The rich may be different, but that doesn’t prevent them from staying awake nights working about their financial future. More than half of the affluent individuals responding to the Merrill Lynch Affluent Insights Quarterly said one or more financial concerns are keeping them up at night. A major source of pressure for many of the respondents was the responsibility to support a parent or other elderly relative (45 percent) an adult-age child (36 percent) or grandchildren (16 percent). Of those still supporting adult-age children, 40 percent said they were doing so because their child was still in school, but 28 percent were trying to help maintain their child’s standard of living, 27 percent were helping the child pay off significant debt and 21 percent were assisting children unable to obtain employment after graduating from college or graduate school.

“Affluent households are struggling with how to address the financial responsibilities they face today without compromising their family’s current quality of life or future plans,” Sallie Krawcheck, president of Bank of America Global Wealth and Investment Management, said in a press statement. “Additional family obligations, many of which are unforeseen, make it increasingly challenging to stay focused on or on track with their financial goals, such as saving and investing for their children’s education and their own retirement,” she added.

Perhaps because of their own financial stress, more than half of the respondents view teaching their children about financial management issues as just as important as maintaining family ties and more important than selecting the right spouse or being physically fit.

Increasing the financial stress for many households is the failure of husbands and wives to agree on such key issues as:

  • Establishing and adhering to a family budget (45 percent);
  • Purchasing luxury items, such as cars, boats, and second homes (33 percent);
  • Management of credit cards or repayment of debt (28 percent);
  • Making investment decisions (20 percent);
  • Formulating retirement savings strategies (19 percent); and
  • Deciding whether to send their children to public or private schools (15 percent). 

RENTAL RECOVERY

It’s hard to find a silver lining in the dark clouds hanging over the housing industry, but the apartment market may qualify.
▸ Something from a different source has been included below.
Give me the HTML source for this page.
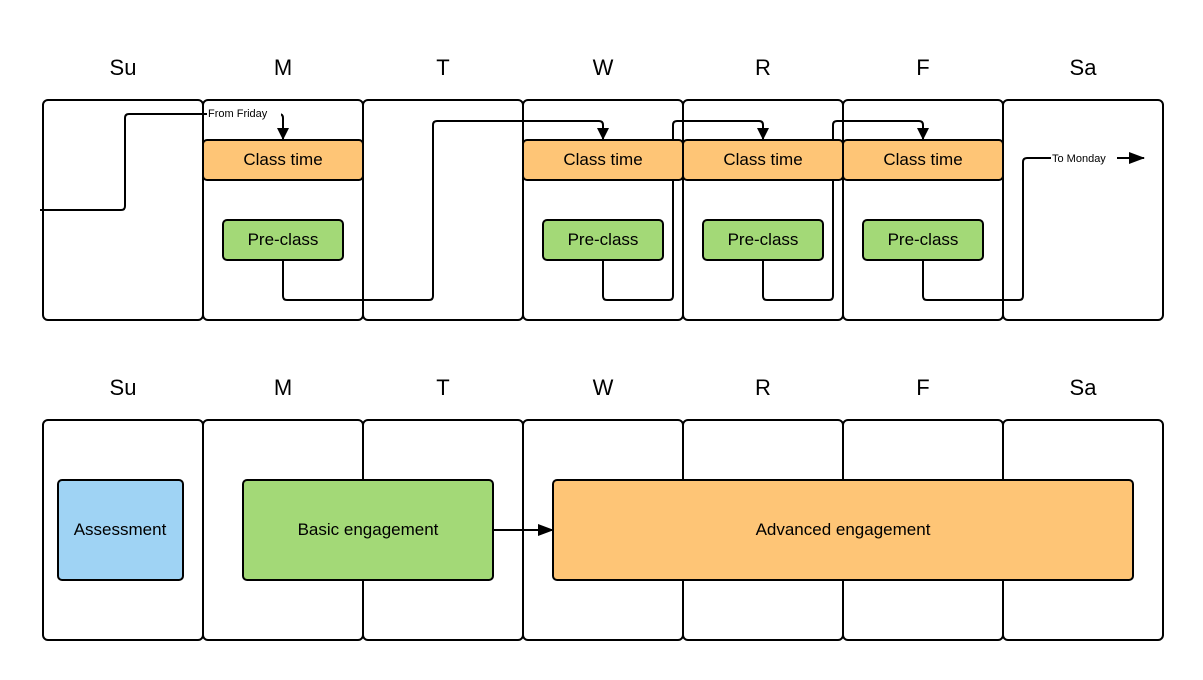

MPF Research reports that rental occupancy rates jumped in the largest 64 markets in the first half of this year, as landlords filled 215,000 previously vacant units – the largest six-month jump since MPF began tracking these numbers in1992. Vacancy rates meanwhile declined to 6.6 percent in June from 8.2 percent in December, the company reported.

Reflecting increasing investor optimism that a recovering employment market will continue to fuel demand for rental housing, the Bloomberg REIT Apartment Index has increased by 24 percent so far this year, according to a Business Week report. The Standard & Poor’s “Supercomposite Homebuilding Index, by contrast, has declined by 5.4 percent.

The rental market is also benefiting, perversely from the continuing flood of foreclosures which has pushed the nation’s homeownership rate down from its peak of 69.2 percent in the fourth quarter of 2004 to 67.1 percent in the first quarter of this year.

“As homeownership continues to decline, people need to live somewhere,” Henry Cisneros, executive chairman of a Los Angeles-based real estate investment firm, and former Secretary of HUD in the Clinton Administration, told Business Week. With the home purchase market likely to remain anemic for the foreseeable future, Cisneros predicts, “the rental market will be robust for the next few years.”